Historic buildings go wild
Enacted in 1982, Cumberland Island’s Wilderness designation protects its ecosystem and wildlife from the possibility of development. While those with reserved rights, such as island residents, have always been able to drive motorized vehicles through the Wilderness area—an 8,840-acre swath of land covering much of the island’s northern half—the bill restricted the national park service and users of Plum Orchard from doing so. (See www.wilderness.net for more on the designation.)

Yet some areas designated as Wilderness surround sites such as Plum Orchard, High Point, Half Moon Bluff Historic District and the 200-year-old Main Road, for which the National Historic Preservation Act of 1966 mandates preservation.

The subsequent conflict between the two designations has presented a challenge to those attempting to maintain the nearly 40 historic structures near or surrounded by the Wilderness-designated boundaries—especially because historic buildings on the sub-tropical coast require frequent maintenance and access to avoid rapid deterioration.

“The Wilderness was so restrictive that it made it nearly impossible to do the maintenance jobs we needed to do with the resources that we had,” says Jerre Brumbelow, superintendent of the Cumberland Island National Seashore.

Access Helps Preserve History
While the Wilderness and Historic designations have been in conflict over the past 20 years, the recent bill offers a resolution that should enhance the island’s historic structures for years to come.

The bill states that the 25-foot-wide Main Road, Plum Orchard Spur Road and the North Cut Road are removed from Wilderness designation and shall be maintained for continued vehicle use.

Lack of accessibility to more than 30 historic sites within or bordered by Wilderness allowed many of them to deteriorate—the Plum Orchard Carriage House has already fallen to the ground from neglect.
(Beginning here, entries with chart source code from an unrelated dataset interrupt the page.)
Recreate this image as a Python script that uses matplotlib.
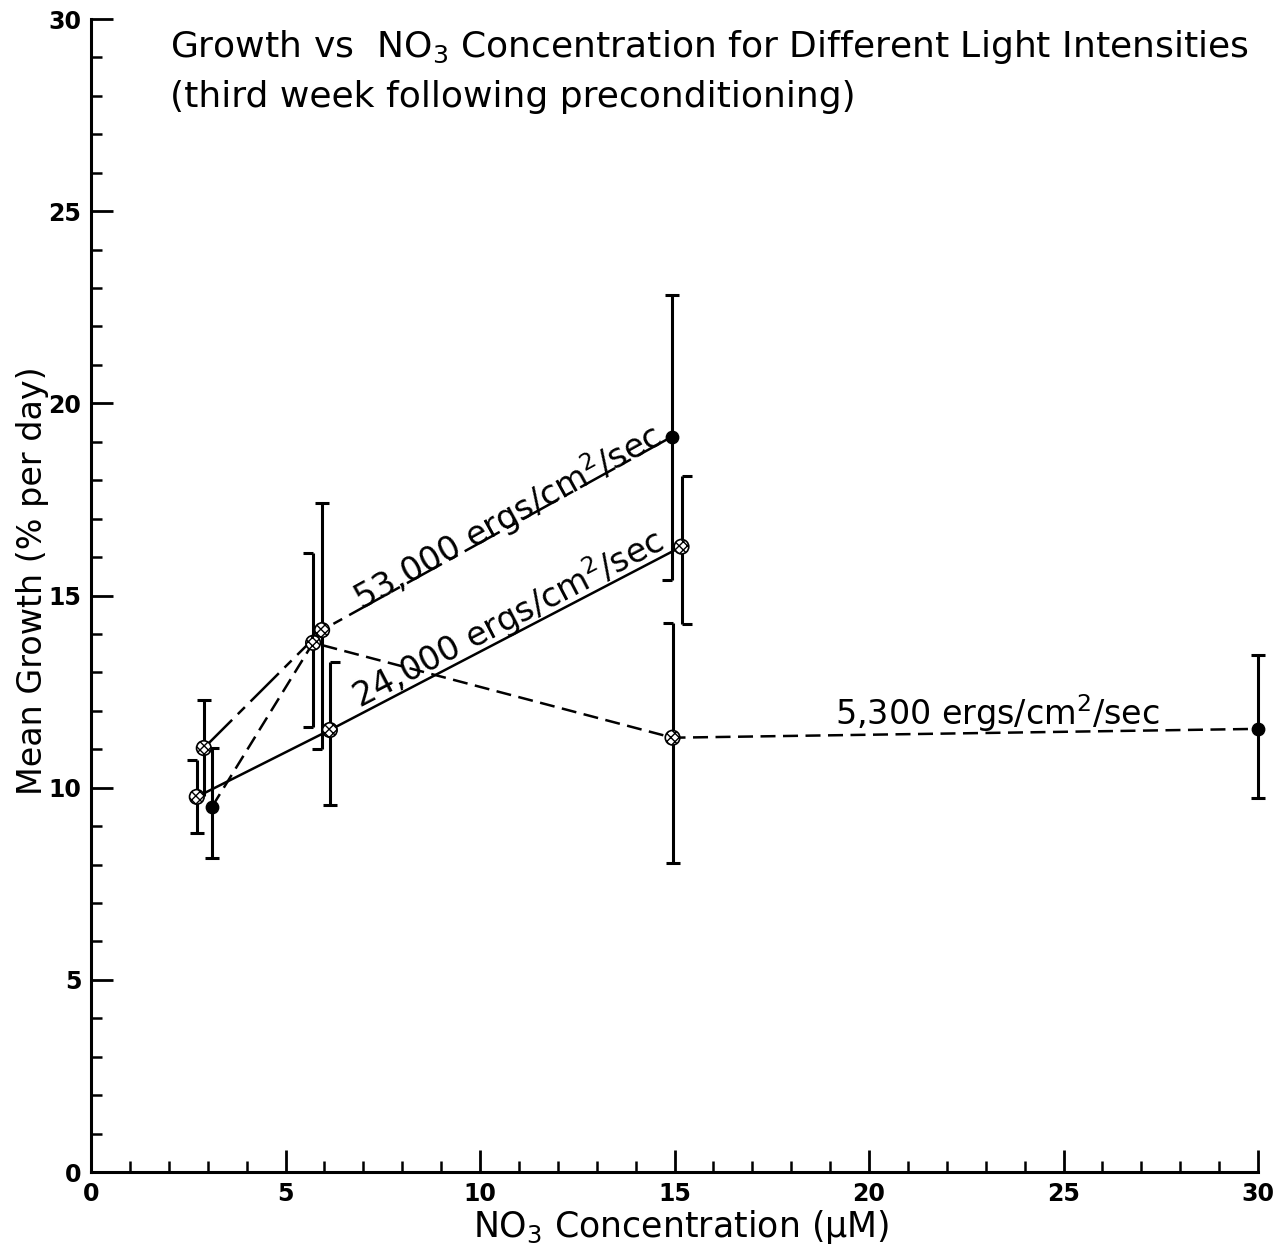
import matplotlib
matplotlib.use("Agg")
import matplotlib.pyplot as plt
import numpy as np

plt.rcParams['font.family'] = ['DejaVu Sans']
plt.rcParams['mathtext.default'] = 'regular'

# ---- data ----
x53 = [2.90, 5.94, 14.93]
y53 = [11.03, 14.10, 19.13]
lo53 = [1.25, 3.10, 3.73]
hi53 = [1.25, 3.30, 3.69]
top53 = ['_', '_', '_']
bot53 = [None, 0, 0]
fill53 = [False, False, True]

x24 = [2.72, 6.14, 15.18]
y24 = [9.76, 11.50, 16.27]
lo24 = [0.94, 1.95, 2.00]
hi24 = [0.96, 1.78, 1.85]
top24 = [0, 1, 1]
bot24 = ['_', '_', 1]
fill24 = [False, False, False]

x5 = [3.11, 5.71, 14.95, 30.0]
y5 = [9.50, 13.77, 11.30, 11.53]
lo5 = [1.33, 2.19, 3.25, 1.80]
hi5 = [1.53, 2.33, 2.98, 1.92]
top5 = ['_', 0, 0, '_']
bot5 = ['_', 0, '_', '_']
fill5 = [True, False, False, True]

title1 = "Growth vs  NO$_3$ Concentration for Different Light Intensities"
title2 = "(third week following preconditioning)"
lab53 = "53,000 ergs/cm$^2$/sec"
lab24 = "24,000 ergs/cm$^2$/sec"
lab5 = "5,300 ergs/cm$^2$/sec"
xlabel = "NO$_3$ Concentration (\u03bcM)"
ylabel = "Mean Growth (% per day)"

W, H = 1288, 1257
fig = plt.figure(figsize=(W / 100, H / 100), dpi=100)
ax = fig.add_axes([91 / W, 1 - 1172 / H, (1258 - 91) / W, (1172 - 19) / H])
ax.set_xlim(0, 30)
ax.set_ylim(0, 30)
for s in ['top', 'right']:
    ax.spines[s].set_visible(False)
for s in ['left', 'bottom']:
    ax.spines[s].set_linewidth(2.2)

ax.set_xticks(np.arange(0, 31, 5))
ax.set_yticks(np.arange(0, 31, 5))
ax.set_xticks(np.arange(0, 31, 1), minor=True)
ax.set_yticks(np.arange(0, 31, 1), minor=True)
ax.tick_params(which='major', direction='in', length=16, width=2.0, labelsize=17, pad=7)
ax.tick_params(which='minor', direction='in', length=8, width=1.8)
for t in ax.get_xticklabels() + ax.get_yticklabels():
    t.set_fontweight('bold')

lw = 1.8
ax.plot(x53, y53, color='black', lw=lw, ls=(0, (16, 3.2, 4, 3.2)))
ax.plot(x24, y24, color='black', lw=lw, ls='-')
ax.plot(x5, y5, color='black', lw=lw, ls=(0, (6, 3)))


def draw_err(xs, ys, lo, hi, tops, bots):
    for x, y, l, h, t, b in zip(xs, ys, lo, hi, tops, bots):
        ax.vlines(x, y - l, y + h, color='black', lw=2.2, clip_on=False)
        for yy, m in ((y + h, t), (y - l, b)):
            if m is None:
                continue
            ms = 10 if m == '_' else 7
            ax.plot([x], [yy], marker=m, ms=ms, mew=2.2, color='black', clip_on=False)


def draw_pts(xs, ys, fills):
    for x, y, f in zip(xs, ys, fills):
        if f:
            ax.scatter([x], [y], s=80, color='black', zorder=5, clip_on=False)
        else:
            ax.scatter([x], [y], s=110, facecolor='white', edgecolor='black',
                       hatch='xxxx', linewidth=1.2, zorder=5, clip_on=False)


draw_err(x53, y53, lo53, hi53, top53, bot53)
draw_err(x24, y24, lo24, hi24, top24, bot24)
draw_err(x5, y5, lo5, hi5, top5, bot5)
draw_pts(x53, y53, fill53)
draw_pts(x24, y24, fill24)
draw_pts(x5, y5, fill5)


def angle(xa, ya, xb, yb):
    p = ax.transData.transform([(xa, ya), (xb, yb)])
    return np.degrees(np.arctan2(p[1, 1] - p[0, 1], p[1, 0] - p[0, 0]))


a53 = angle(x53[1], y53[1], x53[2], y53[2])
a24 = angle(x24[1], y24[1], x24[2], y24[2])
ax.text(10.70, 17.05, lab53, rotation=a53, ha='center', va='center',
        fontsize=24, rotation_mode='anchor')
ax.text(10.70, 14.40, lab24, rotation=a24, ha='center', va='center',
        fontsize=24, rotation_mode='anchor')
ax.text(23.29, 11.94, lab5, ha='center', va='center', fontsize=24)

ax.text(2.03, 29.27, title1, ha='left', va='center', fontsize=26)
ax.text(2.03, 27.97, title2, ha='left', va='center', fontsize=26)

ax.set_xlabel(xlabel, fontsize=25)
ax.set_ylabel(ylabel, fontsize=24)
ax.xaxis.set_label_coords(0.5056, -0.031)
ax.yaxis.set_label_coords(-0.036, 0.513)

fig.savefig("out.png", dpi=100)
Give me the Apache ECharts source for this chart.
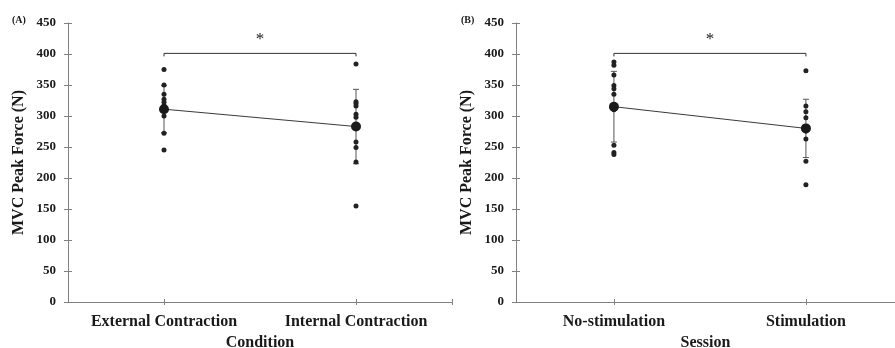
<!DOCTYPE html>
<html><head><meta charset="utf-8">
<script src="https://cdn.jsdelivr.net/npm/echarts@6/dist/echarts.min.js"></script>
<style>html,body{margin:0;padding:0;background:#fff}#c{width:895px;height:348px}</style>
</head><body><div id="c"></div>
<script>
// ---- data ----
var catsA = ['External Contraction', 'Internal Contraction'];
var catsB = ['No-stimulation', 'Stimulation'];
var yTicks = [0, 50, 100, 150, 200, 250, 300, 350, 400, 450];
var extData = [375, 350, 335, 327, 322, 317, 312, 300, 272, 245];
var intData = [384, 323, 320, 316, 303, 298, 258, 249, 226, 155];
var noStimData = [387, 382, 366, 349, 344, 335, 310, 253, 241, 238];
var stimData = [373, 316, 307, 297, 282, 276, 263, 227, 189];
var meansA = [311, 283];
var sdA = [38, 60];
var meansB = [315, 280];
var sdB = [57, 47];
var bracketA = 401;
var bracketB = 401;

var FONT = '"Liberation Serif", "DejaVu Serif", serif';
var TXT = '#1a1a1a';
var AX = '#808080';
var DOT = '#222222';

function pts(groups) {
  var out = [];
  groups.forEach(function (g, i) { g.forEach(function (v) { out.push([i, v]); }); });
  return out;
}
function meanPts(means) {
  return means.map(function (m, i) { return [i, m]; });
}
function errData(means, sds) {
  return means.map(function (m, i) { return [i, m, sds[i]]; });
}
function errItem(params, api) {
  var i = api.value(0), m = api.value(1), s = api.value(2);
  var hi = api.coord([i, m + s]), lo = api.coord([i, m - s]);
  var w = 3;
  return { type: 'group', children: [
    { type: 'line', shape: { x1: hi[0], y1: hi[1], x2: lo[0], y2: lo[1] }, style: { stroke: '#555', lineWidth: 1 } },
    { type: 'line', shape: { x1: hi[0] - w, y1: hi[1], x2: hi[0] + w, y2: hi[1] }, style: { stroke: '#555', lineWidth: 1 } },
    { type: 'line', shape: { x1: lo[0] - w, y1: lo[1], x2: lo[0] + w, y2: lo[1] }, style: { stroke: '#555', lineWidth: 1 } }
  ]};
}
function bracketItem(params, api) {
  var v = api.value(0);
  var p0 = api.coord([0, v]), p1 = api.coord([1, v]);
  return { type: 'group', children: [
    { type: 'polyline', shape: { points: [[p0[0], p0[1] + 3], [p0[0], p0[1]], [p1[0], p1[1]], [p1[0], p1[1] + 3]] },
      style: { stroke: '#333', lineWidth: 1, fill: null } },
    { type: 'text', style: { text: '*', x: (p0[0] + p1[0]) / 2, y: p0[1] - 14, align: 'center', verticalAlign: 'middle',
      font: '17px ' + FONT, fill: TXT } }
  ]};
}

function makeAxes(gi, cats, xName, xmin, xmax, tickVals) {
  var xMain = {
    type: 'value', gridIndex: gi, min: xmin, max: xmax,
    name: xName, nameLocation: 'middle', nameGap: 31,
    nameTextStyle: { fontFamily: FONT, fontWeight: 'bold', fontSize: 16, color: TXT },
    axisLine: { show: true, onZero: false, lineStyle: { color: AX, width: 1 } },
    axisTick: { show: true, length: 3, customValues: tickVals, lineStyle: { color: AX } },
    axisLabel: { fontFamily: FONT, fontWeight: 'bold', fontSize: 16, color: TXT, margin: 12,
      customValues: [0, 1], formatter: function (v) { return cats[Math.round(v)] || ''; } },
    splitLine: { show: false }
  };
  var xIn = {
    type: 'value', gridIndex: gi, min: xmin, max: xmax, position: 'bottom',
    axisLine: { show: false, onZero: false },
    axisTick: { show: true, inside: true, length: 3, customValues: tickVals, lineStyle: { color: AX } },
    axisLabel: { show: false }, splitLine: { show: false }
  };
  var yMain = {
    type: 'value', gridIndex: gi, min: yTicks[0], max: yTicks[yTicks.length - 1], interval: yTicks[1] - yTicks[0],
    position: 'left',
    name: 'MVC Peak Force (N)', nameLocation: 'middle', nameGap: 41,
    nameTextStyle: { fontFamily: FONT, fontWeight: 'bold', fontSize: 16, color: TXT },
    axisLine: { show: true, onZero: false, lineStyle: { color: AX, width: 1 } },
    axisTick: { show: true, length: 4, lineStyle: { color: AX } },
    axisLabel: { fontFamily: FONT, fontWeight: 'bold', fontSize: 13, color: TXT, margin: 12 },
    splitLine: { show: false }
  };
  var yIn = {
    type: 'value', gridIndex: gi, min: yTicks[0], max: yTicks[yTicks.length - 1], interval: yTicks[1] - yTicks[0],
    position: 'left',
    axisLine: { show: false, onZero: false },
    axisTick: { show: true, inside: true, length: 4, lineStyle: { color: AX } },
    axisLabel: { show: false }, splitLine: { show: false }
  };
  return { x: [xMain, xIn], y: [yMain, yIn] };
}

var aA = makeAxes(0, catsA, 'Condition', -0.5, 1.5, [0, 1, 1.5]);
var aB = makeAxes(1, catsB, 'Session', -0.51, 1.464, [0, 1]);

function panelSeries(xi, yi, groups, means, sds, bracket) {
  return [
    { type: 'custom', xAxisIndex: xi, yAxisIndex: yi, renderItem: errItem, data: errData(means, sds), z: 2, silent: true },
    { type: 'scatter', xAxisIndex: xi, yAxisIndex: yi, data: pts(groups), symbolSize: 5,
      itemStyle: { color: DOT, opacity: 1 }, z: 3, silent: true },
    { type: 'line', xAxisIndex: xi, yAxisIndex: yi, data: meanPts(means), symbol: 'circle', symbolSize: 10,
      lineStyle: { color: '#3a3a3a', width: 1 }, itemStyle: { color: '#1a1a1a' }, z: 4, silent: true },
    { type: 'custom', xAxisIndex: xi, yAxisIndex: yi, renderItem: bracketItem, data: [[bracket]], z: 5, silent: true }
  ];
}

var option = {
  animation: false,
  backgroundColor: '#fff',
  title: [
    { text: '(A)', left: 12, top: 15, padding: 0, textStyle: { fontFamily: FONT, fontWeight: 'bold', fontSize: 10, color: TXT } },
    { text: '(B)', left: 461, top: 15, padding: 0, textStyle: { fontFamily: FONT, fontWeight: 'bold', fontSize: 10, color: TXT } }
  ],
  grid: [
    { left: 68, top: 23, width: 384, height: 279, outerBoundsMode: 'none', containLabel: false },
    { left: 516, top: 23, right: 0, height: 279, outerBoundsMode: 'none', containLabel: false }
  ],
  xAxis: [aA.x[0], aA.x[1], aB.x[0], aB.x[1]],
  yAxis: [aA.y[0], aA.y[1], aB.y[0], aB.y[1]],
  series: [].concat(
    panelSeries(0, 0, [extData, intData], meansA, sdA, bracketA),
    panelSeries(2, 2, [noStimData, stimData], meansB, sdB, bracketB)
  )
};
var chart = echarts.init(document.getElementById('c'), null, { renderer: 'canvas' });
chart.setOption(option);
</script></body></html>
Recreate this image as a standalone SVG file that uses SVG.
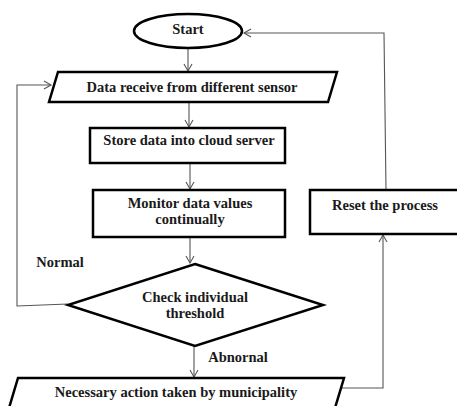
<svg xmlns="http://www.w3.org/2000/svg" width="457" height="406" viewBox="0 0 457 406">
<defs>
<marker id="arr" markerWidth="10" markerHeight="10" refX="8" refY="5" orient="auto" markerUnits="userSpaceOnUse">
<path d="M1,1 L8,5 L1,9" fill="none" stroke="#555" stroke-width="1.1"/>
</marker>
<style>
.shape{fill:#fff;stroke:#000;stroke-width:2.5}
.conn{fill:none;stroke:#555;stroke-width:1.1}
text{font-family:"Liberation Serif","Times New Roman",serif;font-weight:bold;font-size:14.5px;fill:#1a1a1a;text-anchor:middle}
</style>
</defs>
<rect width="457" height="406" fill="#fff"/>
<g id="connectors">
<path class="conn" d="M188,48 L188,71" marker-end="url(#arr)"/>
<path class="conn" d="M189,102 L189,127" marker-end="url(#arr)"/>
<path class="conn" d="M190,163 L190,189" marker-end="url(#arr)"/>
<path class="conn" d="M190,237 L190,263" marker-end="url(#arr)"/>
<path class="conn" d="M194,346 L194,377" marker-end="url(#arr)"/>
<path class="conn" d="M68,304 L17,306 L17,85 L51,85" marker-end="url(#arr)"/>
<path class="conn" d="M340,388 L383,388 L383,235" marker-end="url(#arr)"/>
<path class="conn" d="M386,190 L384,33 L244,33" marker-end="url(#arr)"/>
</g>
<g id="start">
<ellipse class="shape" cx="188" cy="31" rx="54" ry="17"/>
<text x="188" y="34">Start</text>
</g>
<g id="receive">
<polygon class="shape" points="58,72 337,72 328,102 49,102"/>
<text x="192" y="92">Data receive from different sensor</text>
</g>
<g id="store">
<rect class="shape" x="90" y="128" width="195" height="35"/>
<text x="189" y="145">Store data into cloud server</text>
</g>
<g id="monitor">
<rect class="shape" x="93" y="190" width="192" height="47"/>
<text x="190" y="208">Monitor data values</text>
<text x="190" y="224">continually</text>
</g>
<g id="check">
<polygon class="shape" points="195,264 323,305 195,346 68,305"/>
<text x="195" y="302">Check individual</text>
<text x="195" y="318">threshold</text>
</g>
<g id="action">
<polygon class="shape" points="18,378 344,378 335,408 9,408"/>
<text x="176" y="397">Necessary action taken by municipality</text>
</g>
<g id="reset">
<rect class="shape" x="310" y="190" width="160" height="44"/>
<text x="385" y="210">Reset the process</text>
</g>
<g id="labels">
<text x="60" y="267">Normal</text>
<text x="238" y="362">Abnornal</text>
</g>
</svg>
More than half of the 13 structures located in The Settlement and Half Moon Bluff have also been lost.

Still, others now have the chance to be saved thanks to the bill’s passage. The 1898 Plum Orchard, for example, the state’s largest single-family historic house and itself a historic district, is surrounded by Wilderness. Maintenance vehicles were not permitted to drive through the Wilderness to reach the site, which is on both the World Heritage Threatened list and the National Trust’s Most Endangered list. The 22,000-sq.-ft. structure has suffered damage, but preservationists now have the means to access the site for stabilization, restoration and use.

More Access Granted—But Still Limited
Now that the bill has passed, “it doesn’t change much from what we’re doing now, except we will spend a little bit more time on the north end of the island because the structures are in disrepair,” Brumbelow says.

Under the newly passed bill, the National Park Service can make no more than eight round trips a day on the Main Road north of the Plum Orchard Spur and the North Cut Road for the purpose of transporting visitors to and from the historic sites located adjacent to—not within—the Wilderness. Previously, island visitors could reach historic sites at the northern tip of the island only by a 30-mile round-trip hike.

The bill does not, however, increase the daily allowance of visitors to the island, which remains at 300. Nor does it allow the general public access to drive on the road.

“The fact is, that bill is not going to be responsible for changing the pristine nature of the island at all,” Brumbelow says. “It’s probably going to end up enhancing [the island] with more studies and figuring out the proper utilization of the island.”

While the Park Service is excited about the easier access to such historic sites—and the opportunity to educate the public about the island’s history—it is intent on preserving Cumberland Island’s pristine nature.

“Part of my job is to enhance the wilderness experience for people going through the Wilderness,” Brumbelow says, noting that his priority is determining how to move people along the non-Wilderness roads without destroying that experience.

This African-American church at The Settlement site once witnessed the 1996 wedding of John F. Kennedy, Jr. and Carolyn Bessette. The remote location that attracted the couple also makes the building and its surrounding structures difficult to visit and maintain.

The bill provides one year for the National Park Service to develop a plan to transport people to the north end of the island without disturbing the surrounding Wilderness. The park service hopes to use environmentally compatible transportation. In addition, a new welcome center is being built on the mainland in St. Mary’s, from which ferries depart to the barrier island.
Meanwhile, the sea turtles and wild horses will continue to roam the island as they have for centuries before—in coexistence with human history’s memories.